Posted: Dec 20, 2012 6:03 PM by Andrew Ellison - email@example.com
Updated: Dec 21, 2012 3:43 PM
CORPUS CHRISTI - There's been lots of discussion this week about the proposed street user fee. The money would be used to repair and maintain major thoroughfares. But what about residential streets like the one that you live on?
Well, there's also a staff proposal for funding those projects, but it could be costly to homeowners.
It's called a Street Assessment Program and the city has used it before.
The program would allow neighborhoods to get the streets outside their houses fixed.
But there's a catch. Under the proposed plan, homeowners on the street would have to pay 90% of the cost, where the city would be the remaining 10%.
More than half of the people on the street would have to agree through a petition process to opt into the program.
And under state law, the city can force neighborhoods to have assessments done.
Theresa Kinney lives on Woodlawn Drive, a street that was fixed under a plan like this 10 years ago. She says paying for the renovated street was well worth it.
Her street used to have ditches where sidewalkes should be and no real drainage system. Now, it's better paved with complete sidewalks and drains.

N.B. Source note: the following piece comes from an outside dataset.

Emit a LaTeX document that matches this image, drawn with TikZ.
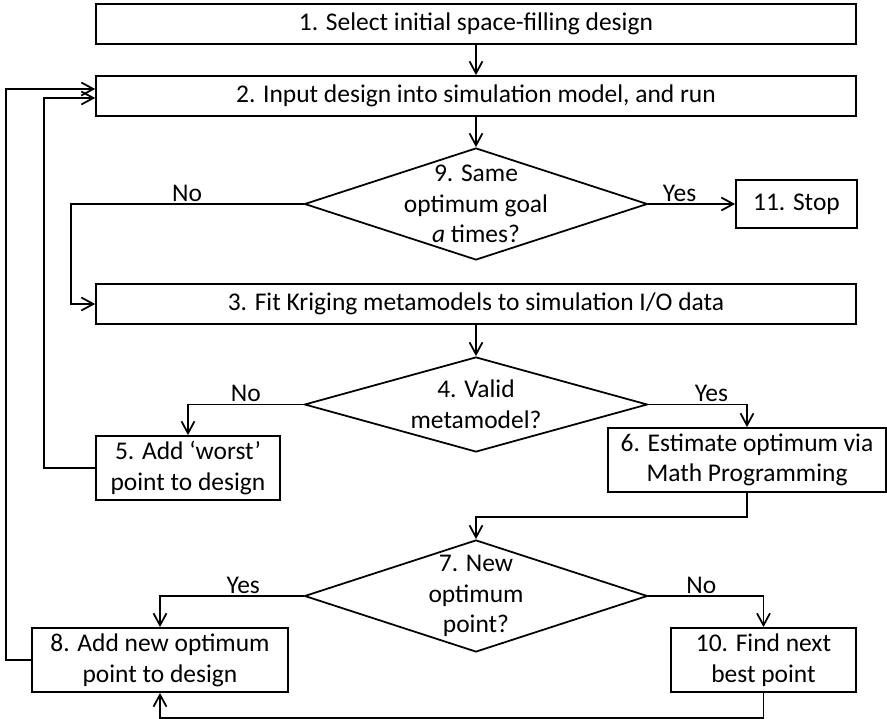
\documentclass[tikz,border=0pt]{standalone}
\usepackage{fontspec}
\setmainfont{Carlito}
\usetikzlibrary{shapes.geometric,arrows.meta}

\begin{document}
\begin{tikzpicture}[x=0.02cm, y=-0.02cm, line width=1pt,
	font=\fontsize{14.5pt}{17.5pt}\selectfont,
	box/.style={draw, rectangle, align=center, inner sep=0pt},
	decision/.style={draw, diamond, inner sep=0pt, minimum width=6.86cm},
	flow/.style={-{Straight Barb[length=2.4mm, width=2.6mm]}},
	answer/.style={above, inner sep=1pt}]
	\useasboundingbox (0,0) rectangle (887,719);
	
	\node[box, minimum width=15.2cm, minimum height=0.8cm] (select) at (476,24) {1. Select initial space-filling design};
	\node[box, minimum width=15.2cm, minimum height=0.8cm] (input) at (476,96) {2. Input design into simulation model, and run};
	\node[decision, minimum height=2.24cm] (same) at (476,204) {};
	\node[align=center] at (same) {9. Same\\optimum goal\\\textit{a} times?};
	\node[box, minimum width=2.42cm, minimum height=0.96cm] (stop) at (796.5,204) {11. Stop};
	\node[box, minimum width=15.2cm, minimum height=0.8cm] (fit) at (476,304) {3. Fit Kriging metamodels to simulation I/O data};
	\node[decision, minimum height=1.9cm] (valid) at (476,404.5) {};
	\node[align=center] at (valid) {4. Valid\\metamodel?};
	\node[box, minimum width=3.68cm, minimum height=1.28cm] (worst) at (188,468) {5. Add `worst'\\point to design};
	\node[box, minimum width=5.56cm, minimum height=1.28cm] (estimate) at (747,460) {6. Estimate optimum via\\Math Programming};
	\node[decision, minimum height=2.24cm] (newopt) at (476,596) {};
	\node[align=center] at (newopt) {7. New\\optimum\\point?};
	\node[box, minimum width=5.12cm, minimum height=1.28cm] (addopt) at (160,660) {8. Add new optimum\\point to design};
	\node[box, minimum width=3.7cm, minimum height=1.28cm] (nextbest) at (763.5,660) {10. Find next\\best point};
	
	\draw[flow] (select) -- (input);
	\draw[flow] (input) -- (same);
	\draw[flow] (same.east) -- node[answer, pos=0.36]{Yes} (stop.west);
	\draw[flow] (same.west) -- node[answer]{No} +(-233,0) |- (fit.west);
	\draw[flow] (fit) -- (valid);
	\draw[flow] (valid.west) -| node[answer, pos=0.25]{No} (worst.north);
	\draw[flow] (valid.east) -| node[answer, pos=0.32]{Yes} (estimate.north);
	\draw[flow] (estimate.south) -- +(0,24) -| (newopt.north);
	\draw[flow] (newopt.west) -| node[answer, pos=0.21]{Yes} (addopt.north);
	\draw[flow] (newopt.east) -| node[answer, pos=0.23]{No} (nextbest.north);
	\draw[flow] (nextbest.south) -- +(0,25) -| (addopt.south);
	\draw[flow] (worst.west) -- +(-51,0) |- ([yshift=-0.04cm]input.west);
	\draw[flow] (addopt.west) -- +(-25,0) |- ([yshift=0.14cm]input.west);
\end{tikzpicture}
\end{document}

"It's an investment for me. You know, it makes my property value increase," Kinney says.
We asked another resident about her street, which is in desperate need of repair. Carmen Munoz says she can't accept this plan.
"I think the city should pay for it. I think they're responsible to take care of the streets," Munoz says.
Councilman David Loeb says a better plan would be to incude the residential streets in a bond package and rate them from worst to best.
"That way, if your street is not the one that is the worst, you know that yours is next in line or 10th in line," Loeb says.
But Assistant City Manager Oscar Martinez says it's hard to get everyone on board for non public streets.
"What is the likelihood of getting support from the entire community to reconstruct a residential street that I don't even use," Martinez says.
The City Council will consider the plan after the New Year.
Councilmembers we spoke to say that if it is approved, it likely won't be a 90-10 split. It will be something more like 60-40 or 50-50.